Exercise task:
The data below should be restated word for word, with every picture omitted.

Dataset extract:
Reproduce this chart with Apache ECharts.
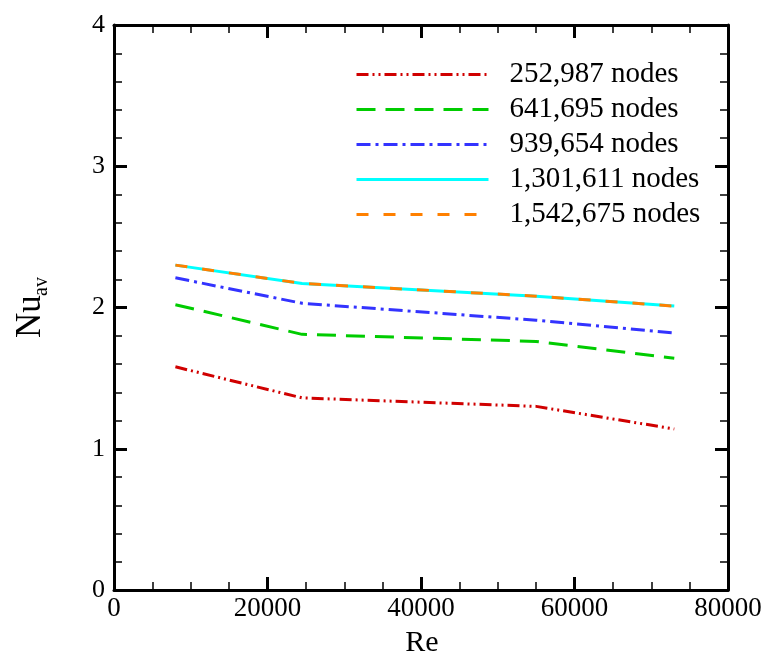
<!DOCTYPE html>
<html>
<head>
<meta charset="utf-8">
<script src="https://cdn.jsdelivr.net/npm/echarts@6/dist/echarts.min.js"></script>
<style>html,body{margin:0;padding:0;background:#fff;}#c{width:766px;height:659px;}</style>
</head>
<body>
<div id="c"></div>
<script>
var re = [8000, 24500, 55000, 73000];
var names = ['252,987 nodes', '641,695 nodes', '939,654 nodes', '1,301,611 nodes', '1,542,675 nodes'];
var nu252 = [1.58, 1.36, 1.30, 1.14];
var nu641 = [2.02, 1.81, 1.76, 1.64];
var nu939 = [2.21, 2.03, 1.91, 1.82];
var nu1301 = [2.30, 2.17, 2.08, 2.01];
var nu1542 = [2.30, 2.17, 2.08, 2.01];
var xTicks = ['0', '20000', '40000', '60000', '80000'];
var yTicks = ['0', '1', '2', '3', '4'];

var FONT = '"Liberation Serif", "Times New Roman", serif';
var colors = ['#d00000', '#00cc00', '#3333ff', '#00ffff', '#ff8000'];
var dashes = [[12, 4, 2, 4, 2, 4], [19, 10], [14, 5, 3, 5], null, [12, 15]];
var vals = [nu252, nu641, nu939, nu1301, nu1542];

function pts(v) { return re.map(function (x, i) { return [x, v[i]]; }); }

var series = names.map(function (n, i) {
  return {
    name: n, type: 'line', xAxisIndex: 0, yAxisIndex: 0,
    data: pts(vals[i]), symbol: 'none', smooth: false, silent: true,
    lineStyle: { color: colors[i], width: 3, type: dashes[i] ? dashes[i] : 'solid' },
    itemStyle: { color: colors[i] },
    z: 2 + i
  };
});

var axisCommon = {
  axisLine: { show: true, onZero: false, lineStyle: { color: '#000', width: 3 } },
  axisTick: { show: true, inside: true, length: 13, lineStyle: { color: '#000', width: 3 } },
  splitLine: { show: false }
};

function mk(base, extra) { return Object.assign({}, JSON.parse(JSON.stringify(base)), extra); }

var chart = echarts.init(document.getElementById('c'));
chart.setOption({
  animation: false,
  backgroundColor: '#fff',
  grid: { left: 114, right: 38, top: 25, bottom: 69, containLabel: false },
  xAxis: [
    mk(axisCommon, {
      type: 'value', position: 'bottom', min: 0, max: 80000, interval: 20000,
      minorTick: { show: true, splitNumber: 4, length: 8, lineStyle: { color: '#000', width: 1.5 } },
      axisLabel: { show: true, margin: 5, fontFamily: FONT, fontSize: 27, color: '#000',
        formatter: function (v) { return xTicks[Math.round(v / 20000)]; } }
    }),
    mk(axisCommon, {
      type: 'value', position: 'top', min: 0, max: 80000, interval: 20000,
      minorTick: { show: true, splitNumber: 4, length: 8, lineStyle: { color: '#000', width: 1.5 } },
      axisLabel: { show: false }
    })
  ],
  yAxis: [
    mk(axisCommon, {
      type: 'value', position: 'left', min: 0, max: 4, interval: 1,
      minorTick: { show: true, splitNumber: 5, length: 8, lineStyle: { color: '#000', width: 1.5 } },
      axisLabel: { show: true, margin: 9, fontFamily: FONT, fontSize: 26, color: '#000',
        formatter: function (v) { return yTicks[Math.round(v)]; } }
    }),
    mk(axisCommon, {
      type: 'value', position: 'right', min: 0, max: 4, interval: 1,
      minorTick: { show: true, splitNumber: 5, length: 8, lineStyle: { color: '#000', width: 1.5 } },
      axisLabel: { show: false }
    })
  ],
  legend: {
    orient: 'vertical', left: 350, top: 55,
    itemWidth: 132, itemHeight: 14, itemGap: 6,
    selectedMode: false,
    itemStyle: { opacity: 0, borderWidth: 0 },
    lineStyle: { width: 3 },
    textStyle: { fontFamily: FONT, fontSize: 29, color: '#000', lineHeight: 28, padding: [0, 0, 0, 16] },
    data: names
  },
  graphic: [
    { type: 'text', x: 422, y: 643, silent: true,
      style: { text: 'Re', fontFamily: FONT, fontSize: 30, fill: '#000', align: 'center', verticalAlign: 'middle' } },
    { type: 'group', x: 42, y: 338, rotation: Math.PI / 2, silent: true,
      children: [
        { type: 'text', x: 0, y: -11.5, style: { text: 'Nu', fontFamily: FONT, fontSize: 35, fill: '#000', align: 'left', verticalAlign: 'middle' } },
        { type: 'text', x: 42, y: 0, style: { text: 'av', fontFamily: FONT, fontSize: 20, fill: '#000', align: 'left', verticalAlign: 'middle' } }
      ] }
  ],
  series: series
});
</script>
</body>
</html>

Exercise result:
Reproduce this chart with Apache ECharts.
<!DOCTYPE html>
<html>
<head>
<meta charset="utf-8">
<script src="https://cdn.jsdelivr.net/npm/echarts@6/dist/echarts.min.js"></script>
<style>html,body{margin:0;padding:0;background:#fff;}#c{width:766px;height:659px;}</style>
</head>
<body>
<div id="c"></div>
<script>
var re = [8000, 24500, 55000, 73000];
var names = ['252,987 nodes', '641,695 nodes', '939,654 nodes', '1,301,611 nodes', '1,542,675 nodes'];
var nu252 = [1.58, 1.36, 1.30, 1.14];
var nu641 = [2.02, 1.81, 1.76, 1.64];
var nu939 = [2.21, 2.03, 1.91, 1.82];
var nu1301 = [2.30, 2.17, 2.08, 2.01];
var nu1542 = [2.30, 2.17, 2.08, 2.01];
var xTicks = ['0', '20000', '40000', '60000', '80000'];
var yTicks = ['0', '1', '2', '3', '4'];

var FONT = '"Liberation Serif", "Times New Roman", serif';
var colors = ['#d00000', '#00cc00', '#3333ff', '#00ffff', '#ff8000'];
var dashes = [[12, 4, 2, 4, 2, 4], [19, 10], [14, 5, 3, 5], null, [12, 15]];
var vals = [nu252, nu641, nu939, nu1301, nu1542];

function pts(v) { return re.map(function (x, i) { return [x, v[i]]; }); }

var series = names.map(function (n, i) {
  return {
    name: n, type: 'line', xAxisIndex: 0, yAxisIndex: 0,
    data: pts(vals[i]), symbol: 'none', smooth: false, silent: true,
    lineStyle: { color: colors[i], width: 3, type: dashes[i] ? dashes[i] : 'solid' },
    itemStyle: { color: colors[i] },
    z: 2 + i
  };
});

var axisCommon = {
  axisLine: { show: true, onZero: false, lineStyle: { color: '#000', width: 3 } },
  axisTick: { show: true, inside: true, length: 13, lineStyle: { color: '#000', width: 3 } },
  splitLine: { show: false }
};

function mk(base, extra) { return Object.assign({}, JSON.parse(JSON.stringify(base)), extra); }

var chart = echarts.init(document.getElementById('c'));
chart.setOption({
  animation: false,
  backgroundColor: '#fff',
  grid: { left: 114, right: 38, top: 25, bottom: 69, containLabel: false },
  xAxis: [
    mk(axisCommon, {
      type: 'value', position: 'bottom', min: 0, max: 80000, interval: 20000,
      minorTick: { show: true, splitNumber: 4, length: 8, lineStyle: { color: '#000', width: 1.5 } },
      axisLabel: { show: true, margin: 5, fontFamily: FONT, fontSize: 27, color: '#000',
        formatter: function (v) { return xTicks[Math.round(v / 20000)]; } }
    }),
    mk(axisCommon, {
      type: 'value', position: 'top', min: 0, max: 80000, interval: 20000,
      minorTick: { show: true, splitNumber: 4, length: 8, lineStyle: { color: '#000', width: 1.5 } },
      axisLabel: { show: false }
    })
  ],
  yAxis: [
    mk(axisCommon, {
      type: 'value', position: 'left', min: 0, max: 4, interval: 1,
      minorTick: { show: true, splitNumber: 5, length: 8, lineStyle: { color: '#000', width: 1.5 } },
      axisLabel: { show: true, margin: 9, fontFamily: FONT, fontSize: 26, color: '#000',
        formatter: function (v) { return yTicks[Math.round(v)]; } }
    }),
    mk(axisCommon, {
      type: 'value', position: 'right', min: 0, max: 4, interval: 1,
      minorTick: { show: true, splitNumber: 5, length: 8, lineStyle: { color: '#000', width: 1.5 } },
      axisLabel: { show: false }
    })
  ],
  legend: {
    orient: 'vertical', left: 350, top: 55,
    itemWidth: 132, itemHeight: 14, itemGap: 6,
    selectedMode: false,
    itemStyle: { opacity: 0, borderWidth: 0 },
    lineStyle: { width: 3 },
    textStyle: { fontFamily: FONT, fontSize: 29, color: '#000', lineHeight: 28, padding: [0, 0, 0, 16] },
    data: names
  },
  graphic: [
    { type: 'text', x: 422, y: 643, silent: true,
      style: { text: 'Re', fontFamily: FONT, fontSize: 30, fill: '#000', align: 'center', verticalAlign: 'middle' } },
    { type: 'group', x: 42, y: 338, rotation: Math.PI / 2, silent: true,
      children: [
        { type: 'text', x: 0, y: -11.5, style: { text: 'Nu', fontFamily: FONT, fontSize: 35, fill: '#000', align: 'left', verticalAlign: 'middle' } },
        { type: 'text', x: 42, y: 0, style: { text: 'av', fontFamily: FONT, fontSize: 20, fill: '#000', align: 'left', verticalAlign: 'middle' } }
      ] }
  ],
  series: series
});
</script>
</body>
</html>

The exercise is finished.